Live

Ozomatli

Rialto Theatre, Sunday, Dec. 11

Ozomatli is the United Nations of music. The band's 2004 Grammy winner, Street Signs, added influences of Punjabi Bhangra and Islamic nasheeds to their already potent, multiethnic mix of funk, soul, salsa, hip-hop, rap, reggae and border pop. Many of their songs reveal an acute political awareness with a human-rights bent. Tellingly, representatives of the Border Action Network were in the lobby with "Humanitarian Aid Is Never a Crime" postcards.

On the theory that peace starts between two people, the band paused mid-set and played the theme from "Mr. Rogers' Neighborhood" while having us all introduce ourselves to each other. Corny? Maybe. But an Ozomatli show is nothing if not empowering, and the crowd got into it. Once 1,100 people have been clapping, jumping and waving their arms in the air on command, what's a "how-de-do" to the person you're sharing less than a square yard of floor with? Likely all the dancing had by that time incurred a lot of physical contact anyway.

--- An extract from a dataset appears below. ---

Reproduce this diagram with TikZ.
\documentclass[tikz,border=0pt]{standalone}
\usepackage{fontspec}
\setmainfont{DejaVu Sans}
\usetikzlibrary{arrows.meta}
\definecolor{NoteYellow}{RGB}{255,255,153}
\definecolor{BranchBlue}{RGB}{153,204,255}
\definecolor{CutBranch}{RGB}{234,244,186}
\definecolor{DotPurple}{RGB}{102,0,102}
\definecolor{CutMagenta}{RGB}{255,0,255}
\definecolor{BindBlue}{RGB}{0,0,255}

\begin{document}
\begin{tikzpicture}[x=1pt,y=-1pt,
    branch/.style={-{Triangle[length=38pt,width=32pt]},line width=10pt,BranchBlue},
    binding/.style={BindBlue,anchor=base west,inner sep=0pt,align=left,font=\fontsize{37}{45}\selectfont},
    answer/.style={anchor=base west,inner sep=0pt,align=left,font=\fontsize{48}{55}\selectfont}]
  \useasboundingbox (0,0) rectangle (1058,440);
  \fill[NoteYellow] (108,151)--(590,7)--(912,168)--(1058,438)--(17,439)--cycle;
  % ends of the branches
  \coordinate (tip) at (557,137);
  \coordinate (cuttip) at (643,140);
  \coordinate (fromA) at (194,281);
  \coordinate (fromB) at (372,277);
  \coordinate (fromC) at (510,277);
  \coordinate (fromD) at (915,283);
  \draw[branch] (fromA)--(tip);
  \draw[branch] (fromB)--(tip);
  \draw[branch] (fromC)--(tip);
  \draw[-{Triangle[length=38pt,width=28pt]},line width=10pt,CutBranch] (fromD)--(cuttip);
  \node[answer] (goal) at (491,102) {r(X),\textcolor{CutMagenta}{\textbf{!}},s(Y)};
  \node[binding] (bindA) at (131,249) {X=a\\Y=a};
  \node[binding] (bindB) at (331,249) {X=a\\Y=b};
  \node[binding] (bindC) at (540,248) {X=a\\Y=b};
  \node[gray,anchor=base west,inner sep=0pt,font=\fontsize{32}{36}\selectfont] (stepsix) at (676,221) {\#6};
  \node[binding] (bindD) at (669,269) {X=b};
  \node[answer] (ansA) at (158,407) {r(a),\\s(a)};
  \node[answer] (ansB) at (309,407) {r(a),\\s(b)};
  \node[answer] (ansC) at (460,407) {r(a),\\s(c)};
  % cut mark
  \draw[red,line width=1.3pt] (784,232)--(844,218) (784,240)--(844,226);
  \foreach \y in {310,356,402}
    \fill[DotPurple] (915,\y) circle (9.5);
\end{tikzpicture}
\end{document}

Dancing is unavoidable. Beat after beat is irresistibly seductive, and the nonstop dancing onstage, by all 10 performers, inspires imitation. Oozing talent from every pore, perpetual-motion rapper-percussionist Justin "Nino" Poree is the Harlem Globetrotter of the African shekere. His action is all but totally transfixing. You want to move just like that.

But all the Ozomatli players perform as if they're obliged to fill up the stage by themselves. Between the performance and the music, the energy could power the United Nations building. Their set spanned their catalog and introduced a lot of new material. "Ya Viene el Sol" was a set highlight, featuring lyrics chanted in Spanish over an Indian raga, with a guitar solo sounding like a sitar. The band dedicated the next new son salsa to George Bush, having us all first chant "George Bush is a pendejo." The chorus of the song goes "Creo cuando lo veo" ("I'll believe it when I see it"). After an extended cumbia jam--including three kids from the audience playing maracas and tambourine--the evening closed with the band's tradition of jumping from the stage with drums and percussion to lead the crowd out the doors, happily chanting "Ozomatli ya se fue."

Ozomatli is upbeat, even when their lyrics are voltaic. Luckily for fans, much of the excitement is captured on the band's 2005 release, a CD/DVD called Live at the Fillmore, celebrating their 10th anniversary.